» DIRECTION
Word for word, quote all of the material, omitting the pictures.

··· AVAILABLE DATA

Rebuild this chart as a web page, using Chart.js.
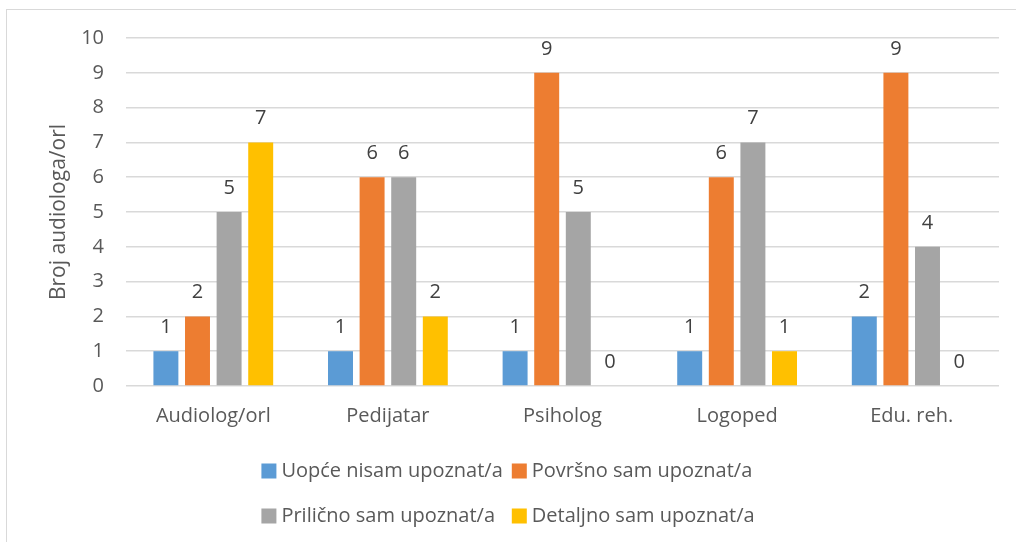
<!DOCTYPE html>
<html>
<head>
<meta charset="utf-8">
<script src="https://cdn.jsdelivr.net/npm/chart.js@4"></script>
<style>
  body { margin: 0; background: #fff; overflow: hidden; }
  #frame { position: absolute; left: 6px; top: 9px; width: 1040px; height: 580px; border: 1px solid #d9d9d9; }
  #wrap { position: absolute; left: 0; top: 0; width: 1016px; height: 542px; }
</style>
</head>
<body>
<div id="frame"></div>
<div id="wrap"><canvas id="myChart"></canvas></div>
<script>
'use strict';
let categories = ['Audiolog/orl', 'Pedijatar', 'Psiholog', 'Logoped', 'Edu. reh.'];
let seriesNames = ['Uopće nisam upoznat/a', 'Površno sam upoznat/a', 'Prilično sam upoznat/a', 'Detaljno sam upoznat/a'];
let seriesColors = ['#5b9bd5', '#ed7d31', '#a5a5a5', '#ffc000'];
let uopce = [1, 1, 1, 1, 2];
let povrsno = [2, 6, 9, 6, 9];
let prilicno = [5, 6, 5, 7, 4];
let detaljno = [7, 2, 0, 1, 0];
let yTicks = [0, 1, 2, 3, 4, 5, 6, 7, 8, 9, 10];
let yTitle = 'Broj audiologa/orl';

let fontName = '"Open Sans"';
let fontSize = 20;
let textColor = '#595959';

let allSeries = [uopce, povrsno, prilicno, detaljno];

// value labels above each bar
const valueLabels = {
    id: 'valueLabels',
    afterDatasetsDraw(chart) {
        let ctx = chart.ctx;
        ctx.save();
        ctx.font = fontSize + 'px ' + fontName;
        ctx.fillStyle = '#404040';
        ctx.textAlign = 'center';
        ctx.textBaseline = 'middle';
        chart.data.datasets.forEach((ds, i) => {
            chart.getDatasetMeta(i).data.forEach((bar, j) => {
                ctx.fillText(ds.data[j], bar.x, bar.y - 24);
            });
        });
        ctx.restore();
    }
};

// legend in a 2 x 2 grid under the axis
const gridLegend = {
    id: 'gridLegend',
    afterDraw(chart) {
        let ctx = chart.ctx;
        let sets = chart.data.datasets;
        let box = 15;
        let gap = 5;
        ctx.save();
        ctx.font = fontSize + 'px ' + fontName;
        ctx.textBaseline = 'middle';
        ctx.textAlign = 'left';
        let w = sets.map(ds => ctx.measureText(ds.label).width);
        let colW = box + gap + Math.max(w[0], w[2]) + 9;
        let lastW = box + gap + Math.max(w[1], w[3]);
        let x0 = (chart.width - (colW + lastW)) / 2;
        let rowY = [chart.chartArea.bottom + 85, chart.chartArea.bottom + 130];
        sets.forEach((ds, i) => {
            let x = x0 + (i % 2) * colW;
            let y = rowY[Math.floor(i / 2)];
            ctx.fillStyle = ds.backgroundColor;
            ctx.fillRect(x, y - box / 2, box, box);
            ctx.fillStyle = textColor;
            ctx.fillText(ds.label, x + box + gap, y);
        });
        ctx.restore();
    }
};

let datasets = [];
for (let i = 0; i < seriesNames.length; i++) {
    datasets.push({
        label: seriesNames[i],
        data: allSeries[i],
        backgroundColor: seriesColors[i],
        categoryPercentage: 0.724,
        barPercentage: 0.79
    });
}

let ctx = document.getElementById('myChart').getContext('2d');
let myChart = new Chart(ctx, {
    type: 'bar',
    data: {
        labels: categories,
        datasets: datasets
    },
    plugins: [valueLabels, gridLegend],
    options: {
        responsive: true,
        maintainAspectRatio: false,
        animation: false,
        layout: {
            padding: { top: 38, left: 0, right: 17, bottom: 104 }
        },
        plugins: {
            legend: { display: false },
            tooltip: { enabled: false }
        },
        scales: {
            x: {
                grid: { display: false },
                border: { display: false },
                ticks: {
                    color: textColor,
                    font: { family: fontName, size: fontSize },
                    padding: 10,
                    maxRotation: 0,
                    autoSkip: false
                }
            },
            y: {
                min: 0,
                max: 10,
                afterBuildTicks(scale) { scale.ticks = yTicks.map(v => ({ value: v })); },
                grid: { color: '#d9d9d9', lineWidth: 1.5, drawTicks: false },
                border: { display: false },
                ticks: {
                    color: textColor,
                    font: { family: fontName, size: fontSize },
                    padding: 22
                },
                title: {
                    display: true,
                    text: yTitle,
                    color: textColor,
                    font: { family: fontName, size: 21 },
                    padding: { top: 46, bottom: 0 }
                },
                afterFit(scale) { scale.width = 126; }
            }
        }
    }
});
</script>
</body>
</html>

······

» FINISHED TASK
Rebuild this chart as a web page, using Chart.js.
<!DOCTYPE html>
<html>
<head>
<meta charset="utf-8">
<script src="https://cdn.jsdelivr.net/npm/chart.js@4"></script>
<style>
  body { margin: 0; background: #fff; overflow: hidden; }
  #frame { position: absolute; left: 6px; top: 9px; width: 1040px; height: 580px; border: 1px solid #d9d9d9; }
  #wrap { position: absolute; left: 0; top: 0; width: 1016px; height: 542px; }
</style>
</head>
<body>
<div id="frame"></div>
<div id="wrap"><canvas id="myChart"></canvas></div>
<script>
'use strict';
let categories = ['Audiolog/orl', 'Pedijatar', 'Psiholog', 'Logoped', 'Edu. reh.'];
let seriesNames = ['Uopće nisam upoznat/a', 'Površno sam upoznat/a', 'Prilično sam upoznat/a', 'Detaljno sam upoznat/a'];
let seriesColors = ['#5b9bd5', '#ed7d31', '#a5a5a5', '#ffc000'];
let uopce = [1, 1, 1, 1, 2];
let povrsno = [2, 6, 9, 6, 9];
let prilicno = [5, 6, 5, 7, 4];
let detaljno = [7, 2, 0, 1, 0];
let yTicks = [0, 1, 2, 3, 4, 5, 6, 7, 8, 9, 10];
let yTitle = 'Broj audiologa/orl';

let fontName = '"Open Sans"';
let fontSize = 20;
let textColor = '#595959';

let allSeries = [uopce, povrsno, prilicno, detaljno];

// value labels above each bar
const valueLabels = {
    id: 'valueLabels',
    afterDatasetsDraw(chart) {
        let ctx = chart.ctx;
        ctx.save();
        ctx.font = fontSize + 'px ' + fontName;
        ctx.fillStyle = '#404040';
        ctx.textAlign = 'center';
        ctx.textBaseline = 'middle';
        chart.data.datasets.forEach((ds, i) => {
            chart.getDatasetMeta(i).data.forEach((bar, j) => {
                ctx.fillText(ds.data[j], bar.x, bar.y - 24);
            });
        });
        ctx.restore();
    }
};

// legend in a 2 x 2 grid under the axis
const gridLegend = {
    id: 'gridLegend',
    afterDraw(chart) {
        let ctx = chart.ctx;
        let sets = chart.data.datasets;
        let box = 15;
        let gap = 5;
        ctx.save();
        ctx.font = fontSize + 'px ' + fontName;
        ctx.textBaseline = 'middle';
        ctx.textAlign = 'left';
        let w = sets.map(ds => ctx.measureText(ds.label).width);
        let colW = box + gap + Math.max(w[0], w[2]) + 9;
        let lastW = box + gap + Math.max(w[1], w[3]);
        let x0 = (chart.width - (colW + lastW)) / 2;
        let rowY = [chart.chartArea.bottom + 85, chart.chartArea.bottom + 130];
        sets.forEach((ds, i) => {
            let x = x0 + (i % 2) * colW;
            let y = rowY[Math.floor(i / 2)];
            ctx.fillStyle = ds.backgroundColor;
            ctx.fillRect(x, y - box / 2, box, box);
            ctx.fillStyle = textColor;
            ctx.fillText(ds.label, x + box + gap, y);
        });
        ctx.restore();
    }
};

let datasets = [];
for (let i = 0; i < seriesNames.length; i++) {
    datasets.push({
        label: seriesNames[i],
        data: allSeries[i],
        backgroundColor: seriesColors[i],
        categoryPercentage: 0.724,
        barPercentage: 0.79
    });
}

let ctx = document.getElementById('myChart').getContext('2d');
let myChart = new Chart(ctx, {
    type: 'bar',
    data: {
        labels: categories,
        datasets: datasets
    },
    plugins: [valueLabels, gridLegend],
    options: {
        responsive: true,
        maintainAspectRatio: false,
        animation: false,
        layout: {
            padding: { top: 38, left: 0, right: 17, bottom: 104 }
        },
        plugins: {
            legend: { display: false },
            tooltip: { enabled: false }
        },
        scales: {
            x: {
                grid: { display: false },
                border: { display: false },
                ticks: {
                    color: textColor,
                    font: { family: fontName, size: fontSize },
                    padding: 10,
                    maxRotation: 0,
                    autoSkip: false
                }
            },
            y: {
                min: 0,
                max: 10,
                afterBuildTicks(scale) { scale.ticks = yTicks.map(v => ({ value: v })); },
                grid: { color: '#d9d9d9', lineWidth: 1.5, drawTicks: false },
                border: { display: false },
                ticks: {
                    color: textColor,
                    font: { family: fontName, size: fontSize },
                    padding: 22
                },
                title: {
                    display: true,
                    text: yTitle,
                    color: textColor,
                    font: { family: fontName, size: 21 },
                    padding: { top: 46, bottom: 0 }
                },
                afterFit(scale) { scale.width = 126; }
            }
        }
    }
});
</script>
</body>
</html>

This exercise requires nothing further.